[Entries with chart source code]
[START]

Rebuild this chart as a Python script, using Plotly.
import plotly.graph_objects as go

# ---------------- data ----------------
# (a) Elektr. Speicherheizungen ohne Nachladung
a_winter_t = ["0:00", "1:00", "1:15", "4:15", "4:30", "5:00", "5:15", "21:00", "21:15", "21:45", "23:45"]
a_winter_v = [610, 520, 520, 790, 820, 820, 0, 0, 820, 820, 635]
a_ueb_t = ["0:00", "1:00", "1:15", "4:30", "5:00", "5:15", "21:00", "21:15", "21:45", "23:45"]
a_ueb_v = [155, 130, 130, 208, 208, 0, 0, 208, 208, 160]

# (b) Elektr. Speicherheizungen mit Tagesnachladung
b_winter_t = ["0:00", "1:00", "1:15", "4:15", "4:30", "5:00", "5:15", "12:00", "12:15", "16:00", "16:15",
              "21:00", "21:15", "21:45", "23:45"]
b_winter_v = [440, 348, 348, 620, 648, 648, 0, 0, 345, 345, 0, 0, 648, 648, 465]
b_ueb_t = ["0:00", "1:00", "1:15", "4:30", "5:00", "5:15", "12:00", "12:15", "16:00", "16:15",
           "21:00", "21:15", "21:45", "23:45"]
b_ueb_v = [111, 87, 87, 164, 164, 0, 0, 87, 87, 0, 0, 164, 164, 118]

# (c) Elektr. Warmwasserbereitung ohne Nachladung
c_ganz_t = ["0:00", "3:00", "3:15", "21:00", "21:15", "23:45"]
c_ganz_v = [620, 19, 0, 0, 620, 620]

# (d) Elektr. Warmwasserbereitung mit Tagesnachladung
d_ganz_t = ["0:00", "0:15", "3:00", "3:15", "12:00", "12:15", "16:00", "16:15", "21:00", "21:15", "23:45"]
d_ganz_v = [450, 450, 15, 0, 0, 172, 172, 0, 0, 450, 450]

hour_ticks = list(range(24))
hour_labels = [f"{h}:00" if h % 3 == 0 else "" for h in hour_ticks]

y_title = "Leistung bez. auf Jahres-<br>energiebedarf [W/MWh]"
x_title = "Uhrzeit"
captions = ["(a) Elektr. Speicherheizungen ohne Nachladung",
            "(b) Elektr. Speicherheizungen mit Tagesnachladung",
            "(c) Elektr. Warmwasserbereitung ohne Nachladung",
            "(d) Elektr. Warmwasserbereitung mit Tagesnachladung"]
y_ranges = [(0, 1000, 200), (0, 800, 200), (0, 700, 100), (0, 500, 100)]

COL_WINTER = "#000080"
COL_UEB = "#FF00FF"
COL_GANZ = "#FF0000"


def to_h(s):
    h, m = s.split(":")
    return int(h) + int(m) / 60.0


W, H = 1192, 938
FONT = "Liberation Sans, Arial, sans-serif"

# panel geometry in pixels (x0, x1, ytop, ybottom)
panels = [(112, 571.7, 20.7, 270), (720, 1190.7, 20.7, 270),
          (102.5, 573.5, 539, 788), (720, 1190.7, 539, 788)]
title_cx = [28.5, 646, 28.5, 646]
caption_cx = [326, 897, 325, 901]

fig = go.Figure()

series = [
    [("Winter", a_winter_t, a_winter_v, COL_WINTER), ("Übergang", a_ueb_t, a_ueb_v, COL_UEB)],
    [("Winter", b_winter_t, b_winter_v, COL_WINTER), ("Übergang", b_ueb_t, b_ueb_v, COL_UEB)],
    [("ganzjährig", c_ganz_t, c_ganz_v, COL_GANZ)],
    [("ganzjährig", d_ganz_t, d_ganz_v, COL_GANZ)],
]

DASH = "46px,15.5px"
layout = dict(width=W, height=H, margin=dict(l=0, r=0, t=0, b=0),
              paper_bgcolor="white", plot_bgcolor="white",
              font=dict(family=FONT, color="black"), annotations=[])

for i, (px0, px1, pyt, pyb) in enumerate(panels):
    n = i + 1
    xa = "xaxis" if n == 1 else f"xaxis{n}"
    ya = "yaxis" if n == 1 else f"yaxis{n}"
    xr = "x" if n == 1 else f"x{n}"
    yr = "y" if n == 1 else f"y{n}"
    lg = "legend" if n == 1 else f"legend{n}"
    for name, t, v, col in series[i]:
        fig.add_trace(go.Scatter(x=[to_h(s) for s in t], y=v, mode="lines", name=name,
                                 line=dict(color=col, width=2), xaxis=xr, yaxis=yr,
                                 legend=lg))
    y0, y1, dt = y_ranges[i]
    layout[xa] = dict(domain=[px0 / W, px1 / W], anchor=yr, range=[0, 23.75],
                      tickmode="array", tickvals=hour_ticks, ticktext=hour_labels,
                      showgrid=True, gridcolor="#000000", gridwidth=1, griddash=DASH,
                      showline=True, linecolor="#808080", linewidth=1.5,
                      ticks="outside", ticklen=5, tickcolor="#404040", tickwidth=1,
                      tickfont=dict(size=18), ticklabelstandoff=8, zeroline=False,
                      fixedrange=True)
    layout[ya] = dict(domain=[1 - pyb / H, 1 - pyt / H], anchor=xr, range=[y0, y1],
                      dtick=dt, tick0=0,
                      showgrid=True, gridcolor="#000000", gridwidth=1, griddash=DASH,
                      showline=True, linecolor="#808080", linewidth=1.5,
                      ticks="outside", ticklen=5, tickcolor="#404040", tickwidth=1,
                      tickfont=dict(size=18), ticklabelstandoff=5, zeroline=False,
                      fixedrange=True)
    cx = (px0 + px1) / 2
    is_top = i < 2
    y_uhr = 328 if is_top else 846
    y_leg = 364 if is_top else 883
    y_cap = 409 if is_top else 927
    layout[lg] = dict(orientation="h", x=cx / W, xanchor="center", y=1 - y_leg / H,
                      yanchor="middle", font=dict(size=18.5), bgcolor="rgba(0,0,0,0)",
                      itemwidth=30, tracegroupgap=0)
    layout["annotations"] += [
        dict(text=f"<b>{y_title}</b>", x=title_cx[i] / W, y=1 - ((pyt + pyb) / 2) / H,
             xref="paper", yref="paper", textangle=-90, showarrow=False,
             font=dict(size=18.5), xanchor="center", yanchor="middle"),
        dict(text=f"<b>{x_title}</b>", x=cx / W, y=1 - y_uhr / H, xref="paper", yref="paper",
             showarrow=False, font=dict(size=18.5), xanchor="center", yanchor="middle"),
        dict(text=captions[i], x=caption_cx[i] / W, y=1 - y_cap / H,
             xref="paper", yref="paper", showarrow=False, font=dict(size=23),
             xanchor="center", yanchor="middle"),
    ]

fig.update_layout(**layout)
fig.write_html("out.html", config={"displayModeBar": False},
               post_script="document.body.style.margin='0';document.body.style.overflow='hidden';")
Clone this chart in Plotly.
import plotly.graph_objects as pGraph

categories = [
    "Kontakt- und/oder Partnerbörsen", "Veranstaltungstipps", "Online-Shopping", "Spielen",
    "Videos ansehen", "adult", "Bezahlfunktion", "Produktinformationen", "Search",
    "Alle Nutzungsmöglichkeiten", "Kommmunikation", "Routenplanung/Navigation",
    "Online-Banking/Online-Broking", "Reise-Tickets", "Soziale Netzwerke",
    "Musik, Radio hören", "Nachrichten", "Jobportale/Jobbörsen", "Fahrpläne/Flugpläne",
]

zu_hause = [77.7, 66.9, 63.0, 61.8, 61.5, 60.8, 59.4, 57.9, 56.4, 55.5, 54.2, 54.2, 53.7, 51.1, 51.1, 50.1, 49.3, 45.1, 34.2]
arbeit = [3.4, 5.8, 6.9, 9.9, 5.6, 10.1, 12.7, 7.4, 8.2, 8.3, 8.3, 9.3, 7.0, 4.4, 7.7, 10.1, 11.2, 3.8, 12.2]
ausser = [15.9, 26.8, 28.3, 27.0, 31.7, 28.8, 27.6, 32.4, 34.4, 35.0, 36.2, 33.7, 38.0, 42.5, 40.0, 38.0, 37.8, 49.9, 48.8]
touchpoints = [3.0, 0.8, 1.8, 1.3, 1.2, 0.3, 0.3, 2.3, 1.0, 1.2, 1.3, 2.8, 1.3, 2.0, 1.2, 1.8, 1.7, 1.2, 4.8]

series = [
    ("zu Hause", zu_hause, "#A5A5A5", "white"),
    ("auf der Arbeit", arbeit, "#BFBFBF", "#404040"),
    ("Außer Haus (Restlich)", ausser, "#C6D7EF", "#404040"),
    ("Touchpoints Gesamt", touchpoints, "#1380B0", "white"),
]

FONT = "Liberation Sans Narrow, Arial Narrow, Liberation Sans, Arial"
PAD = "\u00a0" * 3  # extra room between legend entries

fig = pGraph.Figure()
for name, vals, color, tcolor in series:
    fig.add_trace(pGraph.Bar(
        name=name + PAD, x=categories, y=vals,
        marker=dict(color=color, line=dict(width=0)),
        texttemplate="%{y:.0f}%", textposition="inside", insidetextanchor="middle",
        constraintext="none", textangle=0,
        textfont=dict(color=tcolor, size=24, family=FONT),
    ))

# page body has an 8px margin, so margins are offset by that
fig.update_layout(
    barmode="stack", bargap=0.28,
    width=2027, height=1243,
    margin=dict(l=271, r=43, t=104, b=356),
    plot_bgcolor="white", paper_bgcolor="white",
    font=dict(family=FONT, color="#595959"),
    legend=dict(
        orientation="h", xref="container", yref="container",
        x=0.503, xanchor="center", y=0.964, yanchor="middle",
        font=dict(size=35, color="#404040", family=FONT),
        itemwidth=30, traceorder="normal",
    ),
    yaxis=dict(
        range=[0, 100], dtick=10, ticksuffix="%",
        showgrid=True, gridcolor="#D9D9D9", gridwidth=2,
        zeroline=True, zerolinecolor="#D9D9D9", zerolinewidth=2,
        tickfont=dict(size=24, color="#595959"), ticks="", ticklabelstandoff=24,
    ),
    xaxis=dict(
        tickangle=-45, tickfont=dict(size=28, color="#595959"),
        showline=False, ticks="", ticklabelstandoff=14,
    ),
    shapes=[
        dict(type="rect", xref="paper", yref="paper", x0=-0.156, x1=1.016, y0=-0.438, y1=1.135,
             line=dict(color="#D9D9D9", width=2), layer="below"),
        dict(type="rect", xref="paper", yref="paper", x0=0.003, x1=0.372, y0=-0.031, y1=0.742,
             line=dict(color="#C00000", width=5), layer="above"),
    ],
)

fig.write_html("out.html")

[END]

YOUR GOAL: Print exactly the lines from the beginning of the entries through the line with "import plotly.graph_objects as go". Output nothing more.

RESULT:
Rebuild this chart as a Python script, using Plotly.
import plotly.graph_objects as go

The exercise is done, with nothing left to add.